DURBIN CHAIRS HEARING ON CHILD SOLDIERS
U.S. Senator Dick Durbin (D-IL) today held the first ever congressional hearing on the issue of child soldiers. Durbin, Chairman of the Senate Judiciary Committee's Subcommittee on Human Rights and the Law, convened the hearing, entitled "Casualties of War: Child Soldiers and the Law," to address the persistent use of child soldiers, a practice widely acknowledged as a war crime. The hearing will focus on gaps in U.S. law that make it more difficult to hold accountable individuals and governments that recruit or use child soldiers.
Ishmael Beah, author of the bestselling book A Long Way Gone: Memoirs of a Boy Soldier, testified at the hearing, recounting his time as a child soldier in Sierra Leone's civil war and the need to prevent experiences like his own from befalling others. "As I speak to you, there are thousands of children from ages 8 to 17 - in Burma, Sri Lanka, Congo, Uganda Ivory Coast, Colombia, just to name a few places - that are being forced to fight and lose their childhoods and their families." Beah said. "They are maimed and they lose their humanity, and these are the fortunate ones. Those who are less fortunate are killed in the senseless wars of adults."
In over twenty countries, children are currently fighting as soldiers. Denied a childhood and often subjected to horrific violence, an estimated 200,000 to 300,000 children are serving as soldiers for both rebel groups and government forces. Physically vulnerable and easily intimidated, children typically make obedient soldiers and participate in all aspects of warfare. Many are recruited by force, and often compelled to follow orders under threat of death.
"There is a clear legal prohibition on recruiting and using child soldiers, and yet around the world hundreds of thousands of boys and girls are used as combatants, porters, human mine detectors and sex slaves," Durbin said. "While most serve in rebel or paramilitary groups, some government forces use child soldiers as well and these governments must be encouraged to abandon their reliance on children as instruments of war. That is why I've introduced, with Senator Sam Brownback (R-KS), the Child Soldiers Prevention Act of 2007, legislation that would place limits on U.S. military assistance to countries that are clearly identified in the State Department's Human Rights report as recruiting or using child soldiers."
Durbin's bill would ensure that U.S. taxpayer dollars are not used to support this abhorrent practice by governments or government sanctioned military and paramilitary organizations. The bill would allow for U.S. military assistance to continue but only if the assistance is used to remedy the problem by helping countries successfully demobilize their child soldiers and professionalize their forces.

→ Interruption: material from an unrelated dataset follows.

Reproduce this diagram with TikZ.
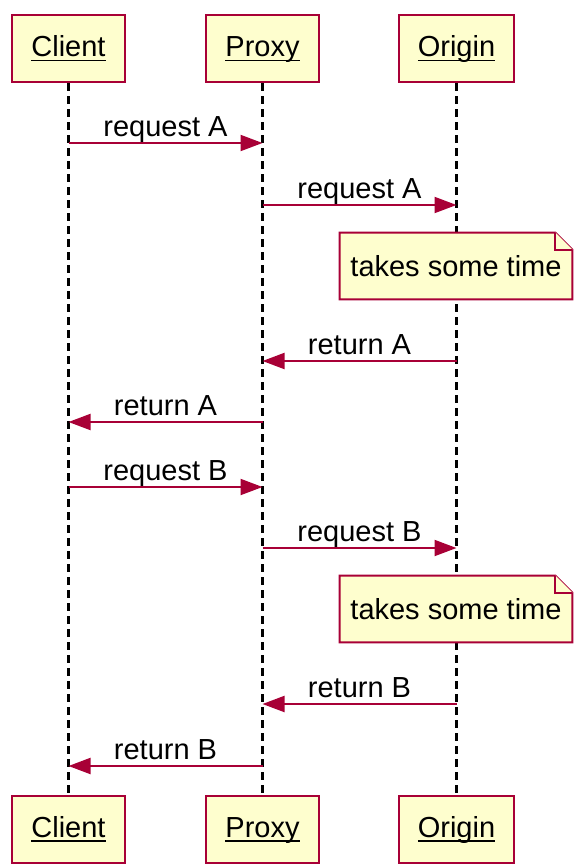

"One of the reasons why child recruitment has persisted as an awful aspect of contemporary warfare is the impunity enjoyed by individual recruiters," said Kenneth Roth, Executive Director of Human Rights Watch. "Consistent with the US' own policies and practices, US law should criminalize any recruitment or use of child soldiers in violation of international law. This would enable the United States to prosecute military commanders who exploit children as soldiers abroad, and then seek refuge in this country."
In the 2006 State Department Human Rights report, issued in March of this year, 25 countries were singled out as nations that have recruited or are currently recruiting child soldiers. Of those 25 nations, 16 countries have used child soldiers in direct hostilities with armed groups - either as part of government forces or in militias. Since 2001, 14 of those nations have received U.S. military assistance.
The report also noted that of the 16 nations where child soldiers are currently being recruited or conscripted, 10 nations used children as part of government security forces or government sponsored armed groups. 9 of the 10 nations cited in the report have received U.S. aid since 2001.
Durbin said that the practice of providing military assistance to governments and militias who exploit children violates U.S. policy and the Optional Protocol to the Convention on the Rights of the Child on the Involvement of Children in Armed Conflict, which the United States Ratified in 2002. Nations which could be affected by this legislation include: Burundi, Chad, Colombia, The Democratic Republic of Congo, Cote d'Ivoire, Sri Lanka and Sudan.
Other witnesses at today's hearing were Anwen Hughes, Senior Counsel of the Refugee Protection Program at Human Rights First and Joseph Mettimano, Director of Public Policy and Advocacy at World Vision.